# EXERCISE DESCRIPTION
Print all of the lines exactly. Any picture among them stays out.

>> start

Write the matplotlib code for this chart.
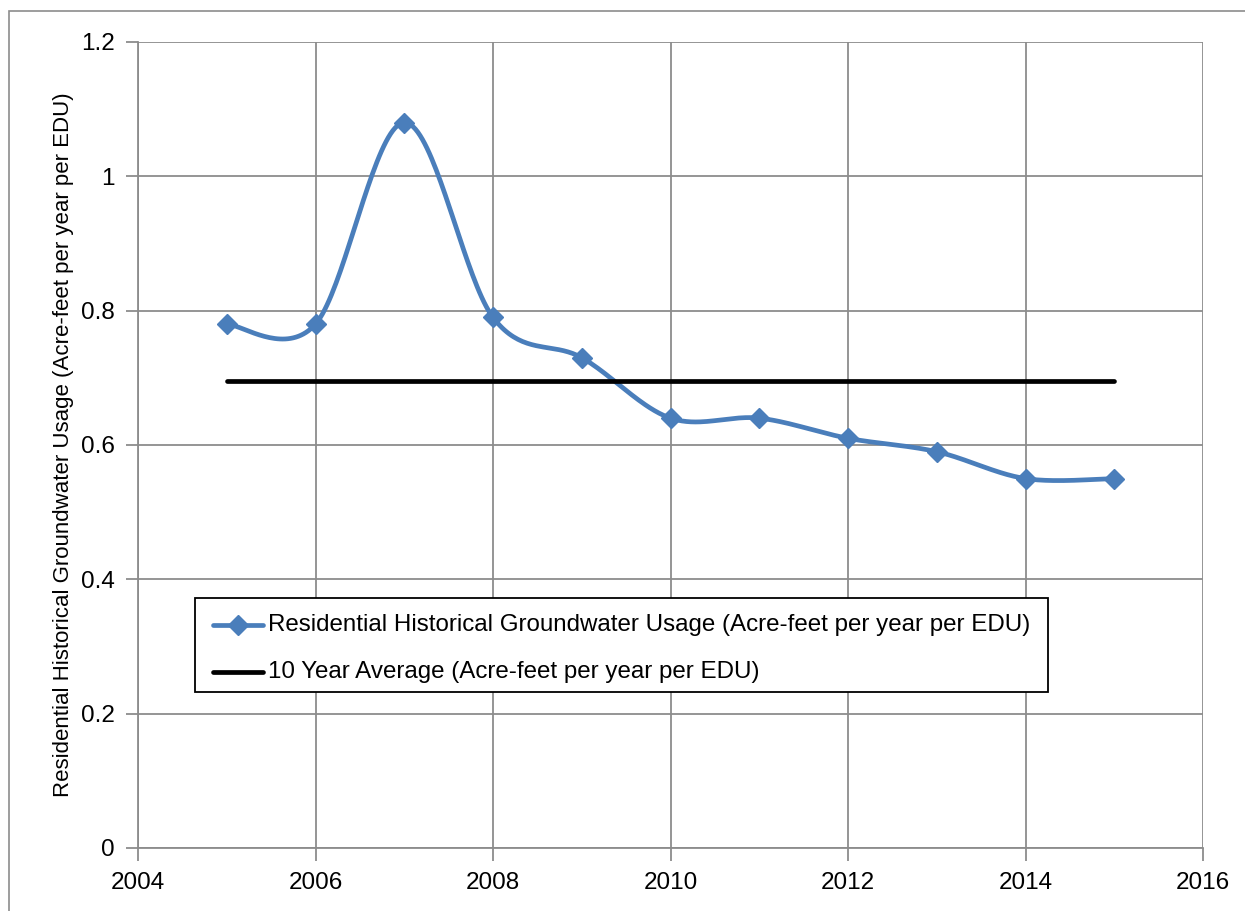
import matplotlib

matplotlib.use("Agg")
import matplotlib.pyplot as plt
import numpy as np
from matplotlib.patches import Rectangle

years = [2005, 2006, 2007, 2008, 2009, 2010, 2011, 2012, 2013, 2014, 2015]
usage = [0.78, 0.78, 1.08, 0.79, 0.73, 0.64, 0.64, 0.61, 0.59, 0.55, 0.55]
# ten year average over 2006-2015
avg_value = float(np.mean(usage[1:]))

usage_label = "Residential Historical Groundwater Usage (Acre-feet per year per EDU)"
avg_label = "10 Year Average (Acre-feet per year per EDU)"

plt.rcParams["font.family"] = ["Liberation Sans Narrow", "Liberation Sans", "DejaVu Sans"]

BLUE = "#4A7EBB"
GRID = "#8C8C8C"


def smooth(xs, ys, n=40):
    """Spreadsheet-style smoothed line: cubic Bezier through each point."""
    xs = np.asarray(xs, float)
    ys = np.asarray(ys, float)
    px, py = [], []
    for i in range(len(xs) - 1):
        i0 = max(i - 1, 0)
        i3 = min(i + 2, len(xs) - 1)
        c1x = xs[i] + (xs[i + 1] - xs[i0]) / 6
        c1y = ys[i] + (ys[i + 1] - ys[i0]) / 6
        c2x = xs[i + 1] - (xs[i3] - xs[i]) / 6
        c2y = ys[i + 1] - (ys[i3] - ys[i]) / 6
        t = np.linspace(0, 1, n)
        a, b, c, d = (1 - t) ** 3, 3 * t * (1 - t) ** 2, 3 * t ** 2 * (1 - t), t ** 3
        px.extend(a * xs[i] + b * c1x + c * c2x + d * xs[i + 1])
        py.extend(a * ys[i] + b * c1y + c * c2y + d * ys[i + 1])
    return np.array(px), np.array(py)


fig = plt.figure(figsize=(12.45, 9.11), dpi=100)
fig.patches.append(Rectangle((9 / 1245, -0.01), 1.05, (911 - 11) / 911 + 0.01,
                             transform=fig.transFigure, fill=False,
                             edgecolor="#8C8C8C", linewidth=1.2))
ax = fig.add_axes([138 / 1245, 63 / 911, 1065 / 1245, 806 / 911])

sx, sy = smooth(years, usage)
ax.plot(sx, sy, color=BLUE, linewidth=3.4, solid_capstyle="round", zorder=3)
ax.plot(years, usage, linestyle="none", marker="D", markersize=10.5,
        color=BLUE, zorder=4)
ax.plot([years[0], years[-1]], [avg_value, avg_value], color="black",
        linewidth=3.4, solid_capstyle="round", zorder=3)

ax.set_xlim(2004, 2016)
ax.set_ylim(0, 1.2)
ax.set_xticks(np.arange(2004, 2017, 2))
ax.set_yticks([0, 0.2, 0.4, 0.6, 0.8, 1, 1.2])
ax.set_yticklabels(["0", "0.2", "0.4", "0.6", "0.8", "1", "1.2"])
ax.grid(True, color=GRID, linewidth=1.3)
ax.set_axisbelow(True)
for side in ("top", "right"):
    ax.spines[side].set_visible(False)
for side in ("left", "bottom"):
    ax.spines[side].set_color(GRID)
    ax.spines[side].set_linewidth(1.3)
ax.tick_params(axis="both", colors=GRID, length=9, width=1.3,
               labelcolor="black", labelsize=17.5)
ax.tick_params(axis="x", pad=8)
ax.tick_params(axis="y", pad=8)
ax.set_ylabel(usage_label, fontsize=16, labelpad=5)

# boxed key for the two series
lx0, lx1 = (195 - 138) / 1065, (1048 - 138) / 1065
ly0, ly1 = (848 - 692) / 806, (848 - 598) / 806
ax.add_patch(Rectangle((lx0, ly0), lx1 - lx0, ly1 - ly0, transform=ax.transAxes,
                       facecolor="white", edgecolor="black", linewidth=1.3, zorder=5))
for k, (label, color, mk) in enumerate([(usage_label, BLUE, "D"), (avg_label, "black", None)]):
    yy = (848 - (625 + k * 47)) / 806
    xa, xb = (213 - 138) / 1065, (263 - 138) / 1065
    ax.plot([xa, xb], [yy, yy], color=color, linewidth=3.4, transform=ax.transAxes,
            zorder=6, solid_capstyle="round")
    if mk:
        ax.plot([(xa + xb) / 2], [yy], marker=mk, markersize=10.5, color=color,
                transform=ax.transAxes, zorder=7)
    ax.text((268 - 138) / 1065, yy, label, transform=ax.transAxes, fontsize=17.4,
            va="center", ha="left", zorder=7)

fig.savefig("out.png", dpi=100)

>> end

# RIGHT ANSWER
Write the matplotlib code for this chart.
import matplotlib

matplotlib.use("Agg")
import matplotlib.pyplot as plt
import numpy as np
from matplotlib.patches import Rectangle

years = [2005, 2006, 2007, 2008, 2009, 2010, 2011, 2012, 2013, 2014, 2015]
usage = [0.78, 0.78, 1.08, 0.79, 0.73, 0.64, 0.64, 0.61, 0.59, 0.55, 0.55]
# ten year average over 2006-2015
avg_value = float(np.mean(usage[1:]))

usage_label = "Residential Historical Groundwater Usage (Acre-feet per year per EDU)"
avg_label = "10 Year Average (Acre-feet per year per EDU)"

plt.rcParams["font.family"] = ["Liberation Sans Narrow", "Liberation Sans", "DejaVu Sans"]

BLUE = "#4A7EBB"
GRID = "#8C8C8C"


def smooth(xs, ys, n=40):
    """Spreadsheet-style smoothed line: cubic Bezier through each point."""
    xs = np.asarray(xs, float)
    ys = np.asarray(ys, float)
    px, py = [], []
    for i in range(len(xs) - 1):
        i0 = max(i - 1, 0)
        i3 = min(i + 2, len(xs) - 1)
        c1x = xs[i] + (xs[i + 1] - xs[i0]) / 6
        c1y = ys[i] + (ys[i + 1] - ys[i0]) / 6
        c2x = xs[i + 1] - (xs[i3] - xs[i]) / 6
        c2y = ys[i + 1] - (ys[i3] - ys[i]) / 6
        t = np.linspace(0, 1, n)
        a, b, c, d = (1 - t) ** 3, 3 * t * (1 - t) ** 2, 3 * t ** 2 * (1 - t), t ** 3
        px.extend(a * xs[i] + b * c1x + c * c2x + d * xs[i + 1])
        py.extend(a * ys[i] + b * c1y + c * c2y + d * ys[i + 1])
    return np.array(px), np.array(py)


fig = plt.figure(figsize=(12.45, 9.11), dpi=100)
fig.patches.append(Rectangle((9 / 1245, -0.01), 1.05, (911 - 11) / 911 + 0.01,
                             transform=fig.transFigure, fill=False,
                             edgecolor="#8C8C8C", linewidth=1.2))
ax = fig.add_axes([138 / 1245, 63 / 911, 1065 / 1245, 806 / 911])

sx, sy = smooth(years, usage)
ax.plot(sx, sy, color=BLUE, linewidth=3.4, solid_capstyle="round", zorder=3)
ax.plot(years, usage, linestyle="none", marker="D", markersize=10.5,
        color=BLUE, zorder=4)
ax.plot([years[0], years[-1]], [avg_value, avg_value], color="black",
        linewidth=3.4, solid_capstyle="round", zorder=3)

ax.set_xlim(2004, 2016)
ax.set_ylim(0, 1.2)
ax.set_xticks(np.arange(2004, 2017, 2))
ax.set_yticks([0, 0.2, 0.4, 0.6, 0.8, 1, 1.2])
ax.set_yticklabels(["0", "0.2", "0.4", "0.6", "0.8", "1", "1.2"])
ax.grid(True, color=GRID, linewidth=1.3)
ax.set_axisbelow(True)
for side in ("top", "right"):
    ax.spines[side].set_visible(False)
for side in ("left", "bottom"):
    ax.spines[side].set_color(GRID)
    ax.spines[side].set_linewidth(1.3)
ax.tick_params(axis="both", colors=GRID, length=9, width=1.3,
               labelcolor="black", labelsize=17.5)
ax.tick_params(axis="x", pad=8)
ax.tick_params(axis="y", pad=8)
ax.set_ylabel(usage_label, fontsize=16, labelpad=5)

# boxed key for the two series
lx0, lx1 = (195 - 138) / 1065, (1048 - 138) / 1065
ly0, ly1 = (848 - 692) / 806, (848 - 598) / 806
ax.add_patch(Rectangle((lx0, ly0), lx1 - lx0, ly1 - ly0, transform=ax.transAxes,
                       facecolor="white", edgecolor="black", linewidth=1.3, zorder=5))
for k, (label, color, mk) in enumerate([(usage_label, BLUE, "D"), (avg_label, "black", None)]):
    yy = (848 - (625 + k * 47)) / 806
    xa, xb = (213 - 138) / 1065, (263 - 138) / 1065
    ax.plot([xa, xb], [yy, yy], color=color, linewidth=3.4, transform=ax.transAxes,
            zorder=6, solid_capstyle="round")
    if mk:
        ax.plot([(xa + xb) / 2], [yy], marker=mk, markersize=10.5, color=color,
                transform=ax.transAxes, zorder=7)
    ax.text((268 - 138) / 1065, yy, label, transform=ax.transAxes, fontsize=17.4,
            va="center", ha="left", zorder=7)

fig.savefig("out.png", dpi=100)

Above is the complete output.